SOURCE MATERIAL:
+ + + + + + +
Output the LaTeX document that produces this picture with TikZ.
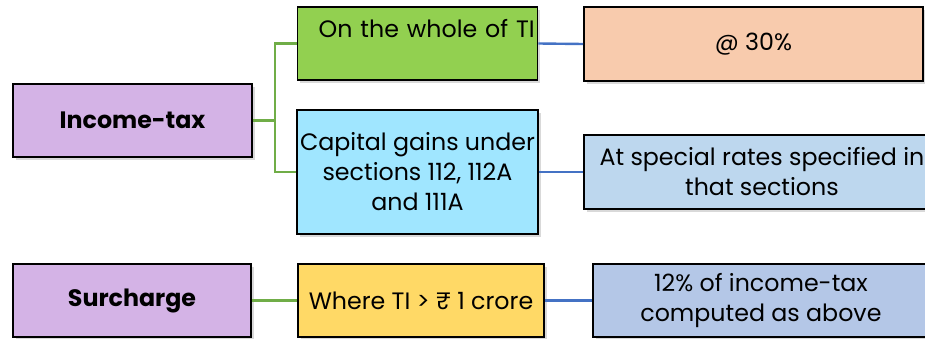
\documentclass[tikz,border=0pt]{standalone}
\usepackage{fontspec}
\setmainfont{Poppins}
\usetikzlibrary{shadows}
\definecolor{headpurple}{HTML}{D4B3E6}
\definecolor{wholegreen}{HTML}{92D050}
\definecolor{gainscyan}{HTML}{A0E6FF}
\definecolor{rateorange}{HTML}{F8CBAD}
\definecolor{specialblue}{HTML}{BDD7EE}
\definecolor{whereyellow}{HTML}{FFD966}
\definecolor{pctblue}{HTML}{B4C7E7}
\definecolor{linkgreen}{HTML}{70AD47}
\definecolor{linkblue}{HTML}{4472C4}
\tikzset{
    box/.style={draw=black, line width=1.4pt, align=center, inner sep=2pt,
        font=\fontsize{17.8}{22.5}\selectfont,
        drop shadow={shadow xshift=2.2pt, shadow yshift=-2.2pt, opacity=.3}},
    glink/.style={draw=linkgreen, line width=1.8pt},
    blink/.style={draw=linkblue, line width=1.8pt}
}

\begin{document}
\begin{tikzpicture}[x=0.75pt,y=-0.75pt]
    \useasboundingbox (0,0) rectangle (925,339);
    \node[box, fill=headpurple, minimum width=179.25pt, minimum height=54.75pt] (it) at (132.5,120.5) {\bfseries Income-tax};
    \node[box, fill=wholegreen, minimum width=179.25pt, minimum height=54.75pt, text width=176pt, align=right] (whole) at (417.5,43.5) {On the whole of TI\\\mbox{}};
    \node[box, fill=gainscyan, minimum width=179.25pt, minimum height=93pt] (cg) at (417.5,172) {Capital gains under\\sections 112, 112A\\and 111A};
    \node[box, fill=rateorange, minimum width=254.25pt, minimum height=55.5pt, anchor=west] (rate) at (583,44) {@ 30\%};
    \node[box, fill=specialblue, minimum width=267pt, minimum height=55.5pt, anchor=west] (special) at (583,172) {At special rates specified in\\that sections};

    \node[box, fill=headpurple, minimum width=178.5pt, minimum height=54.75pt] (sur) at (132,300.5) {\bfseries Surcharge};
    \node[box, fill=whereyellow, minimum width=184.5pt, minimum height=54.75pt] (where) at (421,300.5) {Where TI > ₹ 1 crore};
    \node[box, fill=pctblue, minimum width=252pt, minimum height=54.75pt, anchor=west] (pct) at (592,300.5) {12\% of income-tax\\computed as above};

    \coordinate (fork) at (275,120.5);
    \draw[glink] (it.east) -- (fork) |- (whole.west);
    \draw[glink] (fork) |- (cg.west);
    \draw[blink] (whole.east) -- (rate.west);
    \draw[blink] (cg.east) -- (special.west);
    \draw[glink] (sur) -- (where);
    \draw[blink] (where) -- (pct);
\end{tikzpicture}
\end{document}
+ + + + + + +
DESCRIPTION OF THE TASK: Identify every line where the string "that" appears.

COMPLETED TASK:
Output the LaTeX document that produces this picture with TikZ.
    \node[box, fill=specialblue, minimum width=267pt, minimum height=55.5pt, anchor=west] (special) at (583,172) {At special rates specified in\\that sections};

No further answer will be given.